From the first, I’d been struck by Jesse’s writing. Some of it was formal and trumped-up, overdone. Some of it was beautiful, powerful—as he would put it, “fiercely intelligent.” He had that rare quality in any writer—a distinctive voice. I suggested he write a second essay, a letter to the dean of admissions that might anticipate his likely questions and reservations. He agreed to try.

His first drafts were always sketchy and abrupt like e-mail—and he resisted my editing suggestions—but he did listen when I badgered him to take more time, consider more carefully what he wanted to say. This was his attempt to explain himself.

Mon. May 10, 1999
   

Dear Dean O’Neill,

It occurs to me that the people who will be reading this letter are faced with a difficult decision concerning my admission to the University of Chicago.
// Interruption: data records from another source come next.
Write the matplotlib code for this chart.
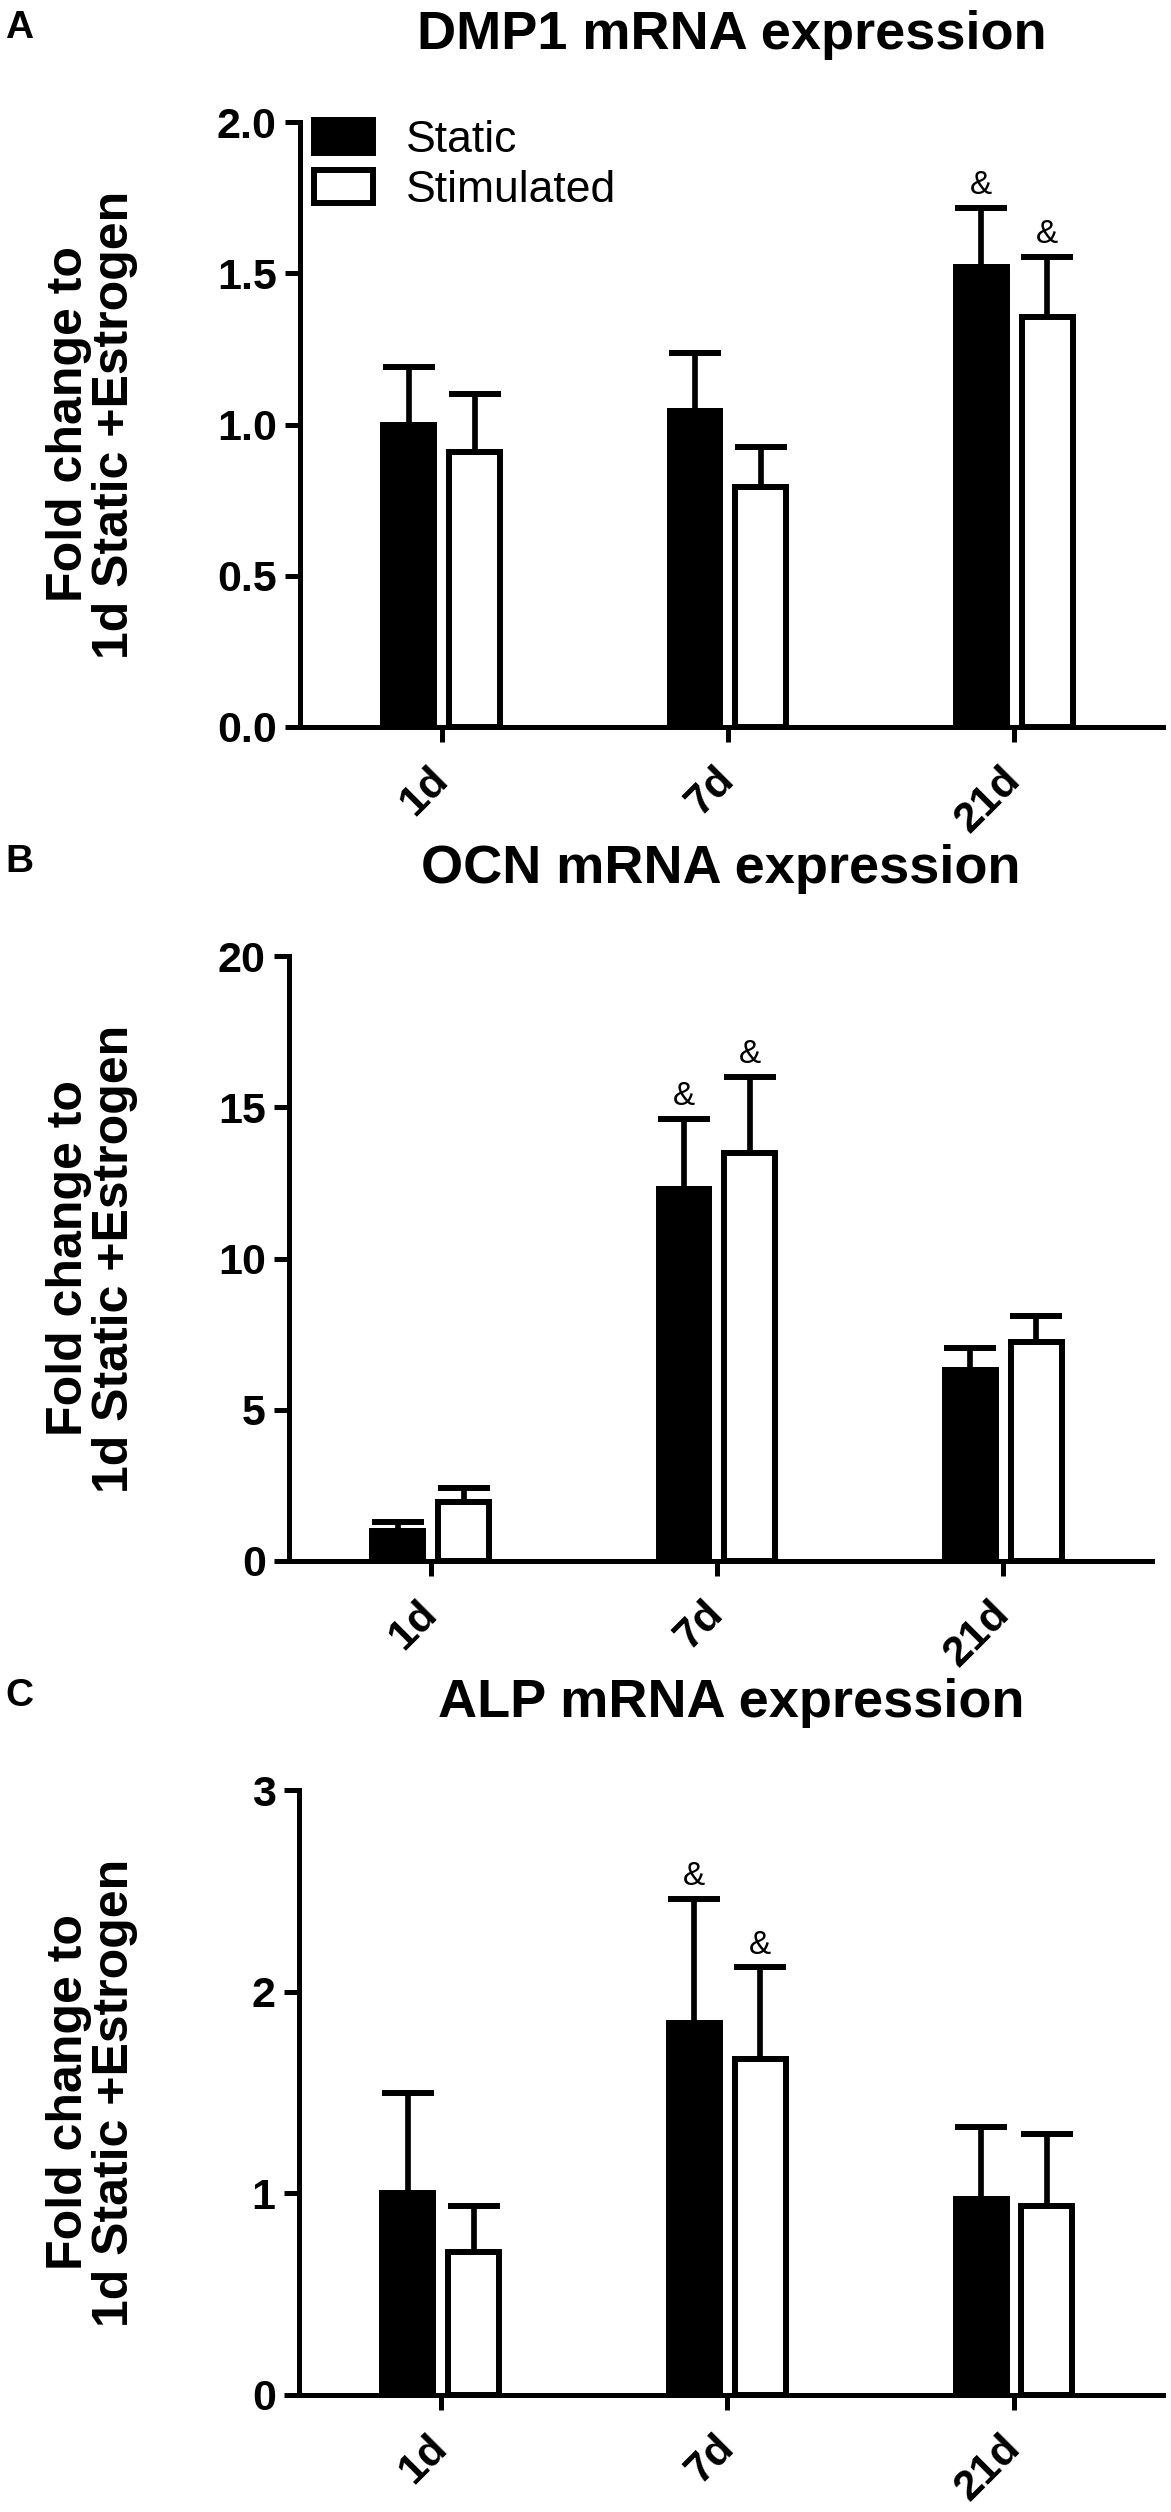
import numpy as np
import matplotlib
matplotlib.use('Agg')
import matplotlib.pyplot as plt
from matplotlib.patches import Patch

plt.rcParams['font.family'] = ['Liberation Sans', 'DejaVu Sans']

# data
days = ['1d', '7d', '21d']
series = ['Static', 'Stimulated']

dmp1_static = [1.00, 1.045, 1.52]
dmp1_static_err = [0.19, 0.19, 0.195]
dmp1_stim = [0.91, 0.795, 1.355]
dmp1_stim_err = [0.19, 0.13, 0.198]
dmp1_sig = [(2, 0), (2, 1)]

ocn_static = [1.0, 12.3, 6.3]
ocn_static_err = [0.3, 2.3, 0.73]
ocn_stim = [1.95, 13.5, 7.25]
ocn_stim_err = [0.45, 2.5, 0.85]
ocn_sig = [(1, 0), (1, 1)]

alp_static = [1.0, 1.845, 0.97]
alp_static_err = [0.50, 0.615, 0.36]
alp_stim = [0.71, 1.665, 0.935]
alp_stim_err = [0.225, 0.455, 0.36]
alp_sig = [(1, 0), (1, 1)]

W, H = 1171, 2512
fig = plt.figure(figsize=(W / 100, H / 100), dpi=100)

LW = 4.3  # outline width, pt


def px_axes(left, right, top, bottom):
    return fig.add_axes([left / W, 1 - bottom / H, (right - left) / W, (bottom - top) / H])


def panel(box, letter, title, stat, stat_err, stim, stim_err, sig, yticks, fmt, legend=False):
    left, right, top, bottom = box
    ax = px_axes(left, right, top, bottom)
    x = np.arange(len(days))
    off, w = 0.115, 0.178
    means = [stat, stim]
    errs = [stat_err, stim_err]
    colors = ['black', 'white']
    for i in range(2):
        xs = x + (-off if i == 0 else off)
        ax.errorbar(xs, means[i], yerr=[np.zeros(len(days)), errs[i]], fmt='none',
                    ecolor='black', elinewidth=4.1, capsize=18.5, capthick=4.3, zorder=2)
        ax.bar(xs, means[i], width=w, color=colors[i], edgecolor='black',
               linewidth=LW, zorder=3, label=series[i])
    for g, s in sig:
        xs = g + (-off if s == 0 else off)
        top_val = means[s][g] + errs[s][g]
        ax.annotate('&', (xs, top_val), xytext=(0, 5), textcoords='offset points',
                    ha='center', va='bottom', fontsize=24)

    ax.set_xlim(-0.495, 2.52)
    ax.set_ylim(0, yticks[-1])
    ax.set_yticks(yticks)
    ax.set_yticklabels([fmt.format(v) for v in yticks])
    ax.set_xticks(x)
    ax.set_xticklabels(days, rotation=45, ha='right', va='center', rotation_mode='anchor')
    for sp in ['top', 'right']:
        ax.spines[sp].set_visible(False)
    for sp in ['left', 'bottom']:
        ax.spines[sp].set_linewidth(3.6)
        ax.spines[sp].set_capstyle('projecting')
    ax.tick_params(direction='out', length=10.8, width=3.6, labelsize=31, pad=6)
    ax.tick_params(axis='x', pad=23)
    for lab in ax.get_xticklabels() + ax.get_yticklabels():
        lab.set_fontweight('bold')

    cx = (left + right) / 2
    fig.text(cx / W, 1 - (top - 73) / H, title, ha='center', va='baseline',
             fontsize=39, fontweight='bold')
    fig.text(5 / W, 1 - (top - 84) / H, letter, ha='left', va='baseline',
             fontsize=28, fontweight='bold')
    fig.text(92 / W, 1 - ((top + bottom) / 2) / H, 'Fold change to\n1d Static +Estrogen',
             rotation=90, ha='center', va='center', multialignment='center',
             fontsize=36, fontweight='bold', linespacing=1.0)

    if legend:
        handles = [Patch(facecolor='black', edgecolor='black', linewidth=LW),
                   Patch(facecolor='white', edgecolor='black', linewidth=LW)]
        ax.legend(handles, series, loc='upper left', bbox_to_anchor=(0.016, 1.003),
                  frameon=False, fontsize=32, borderpad=0, borderaxespad=0,
                  handlelength=1.33, handleheight=0.77, handletextpad=0.75,
                  labelspacing=0.2)
    return ax


panel((300, 1163, 122, 727), 'A', 'DMP1 mRNA expression',
      dmp1_static, dmp1_static_err, dmp1_stim, dmp1_stim_err, dmp1_sig,
      [0, 0.5, 1.0, 1.5, 2.0], '{:.1f}', legend=True)
panel((289, 1152, 956, 1561), 'B', 'OCN mRNA expression',
      ocn_static, ocn_static_err, ocn_stim, ocn_stim_err, ocn_sig,
      [0, 5, 10, 15, 20], '{:d}')
panel((299, 1163, 1790, 2395), 'C', 'ALP mRNA expression',
      alp_static, alp_static_err, alp_stim, alp_stim_err, alp_sig,
      [0, 1, 2, 3], '{:d}')

fig.savefig('out.png', dpi=100)
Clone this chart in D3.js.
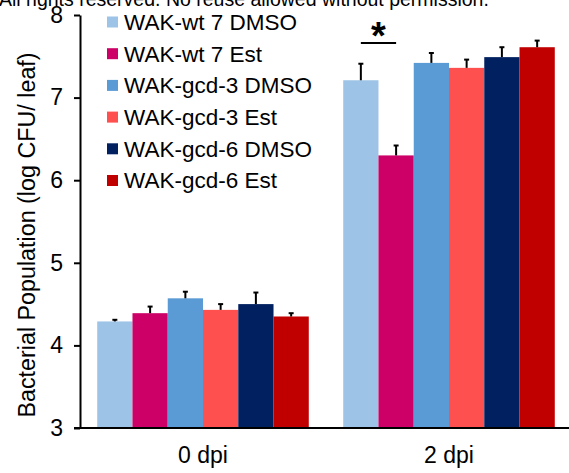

Namely, why would one of the country’s most academically challenging universities accept me, an applicant whose GPA is probably lower than most, when so many better qualified candidates—at least on paper—have been turned away? Since I know that’s what any admissions committee will most likely be asking, I’m writing to offer an answer.

My paper academic records are not a reflection of my intelligence or willingness to work. They are a reflection of my circumstances at the time.

The period during which these records were being forged was one of deep personal turmoil and pain for me, and for those who surrounded me.

My father had been diagnosed as having Parkinson’s disease several years before. My mother was living far away in Montana. The disease had advanced very quickly, and had taken him to the point where he was nearly incapable of leading a normal life. He volunteered to be one of six people in the country to go under the knife for experimental brain surgery that would possibly provide him with a few more years of functionality. He has, unfortunately, steadily degraded over the last several years despite this augmentation of his brain functions.

There was a bitter divorce during the fall of my junior year. One more bit of wind added to the torrent.

At the same time, I was in the middle of a full-blown rebellion against almost all of the things I found around me in the world. I was trying to discover myself—and survive perhaps—by exploring the world in dangerous ways. All of it, not just the good part.

I started experimenting with drugs, and became involved with a gang in a nearby town. My attitude about the level of performance in school was altered for the worse, and dramatically so. I was challenging everything I knew and thought and was told. This may have been made easier for me because I was something of a social outcast, taking on the overwhelmingly Mormon and sometimes oppressive and conformist atmosphere of my school and town. I got in a lot of fights about religion and authority.